Le troisième signe de cette crise profonde concerne la dimension sociale. Certes, notre monde a connu une évolution importante dans la mesure où la pauvreté a diminué et de larges secteurs dans la population mondiale ont échappé au dénuement total. Par ailleurs, il faut noter une réduction des disparités entre les pays développés et les pays du Sud. Mais, en même temps, nous avons enregistré une augmentation rapide des inégalités au sein des pays et une grande marginalité sociale, suite au développement des nouvelles technologies et au déclassement des anciennes classes moyennes.
On peut également mentionner le défi climatique et l’augmentation des émissions de gaz à effet de serre. Certes, la communauté internationale a pris la mesure de ce défi sans précédent et plusieurs engagements ont été repris afin de réduire ses émissions et sauver la planète. Mais, ses engagements restent fragiles et connaissent de grandes lenteurs dans leur mise en œuvre.
Ces défis sont significatifs des crises que nous traversons. Mais, en dépit de l’urgence, les projets de changement social restent absents et la quête d’une nouvelle expérience historique demeure lointaine. Il faut dire que le moment post-moderniste a contribué à la critique radicale des philosophies de changement social et a dévalorisé les projets d’émancipation hérités de la modernité.
Mais, en dépit de ces critiques et de ces remises en cause, nous assistons à une renaissance des tentatives de reconstruction de nouveaux projets politiques et de nouvelles expériences historiques.
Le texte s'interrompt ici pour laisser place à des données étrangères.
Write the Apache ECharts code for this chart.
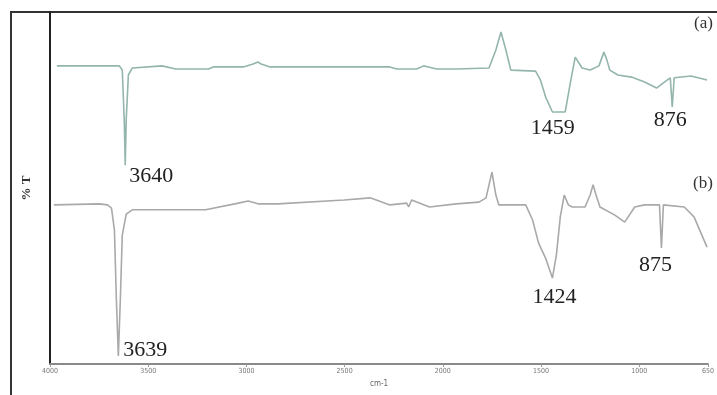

Ces projets ont été portés par les institutions internationales comme l’OCDE ou les Nations-unies. La dernière expérience en date émane d’un groupe de chercheurs indépendants, parmi lesquels on trouve Mustapha Kamel Nabli, l’ancien Gouverneur de la Banque centrale, appelé le Panel international sur le progrès social et qui a travaillé pendant plusieurs années sur la rénovation des problématiques de progrès et de changement social.
Ce Panel vient de publier son rapport en anglais intitulé « Rethinking society for the 21st Century. Report of the international Panel on social progress ». Il s’agit d’une importante contribution au débat et qui vient ressusciter les idées de progrès et de grandes visions émancipatrices. Parallèlement aux principes qu’il met en exergue, notamment ceux de la dignité, du pluralisme, du bien-être et de la solidarité, ce rapport a présenté dans ses différents chapitres des expériences novatrices appliquées dans différents domaines de la vie politique, économique et sociale dans beaucoup de pays et qui pourraient suggérer des voies pour l’expérimentation politique et sociale afin de sortir de la résignation actuelle.

Ce rapport constitue une contribution majeure dans un contexte marqué par la résignation et le renoncement. Il vient encourager l’ouverture de chantiers de réflexion et d’expérimentation capables de nous aider à sortir de l’enfermement actuel pour ouvrir le champ des possibles.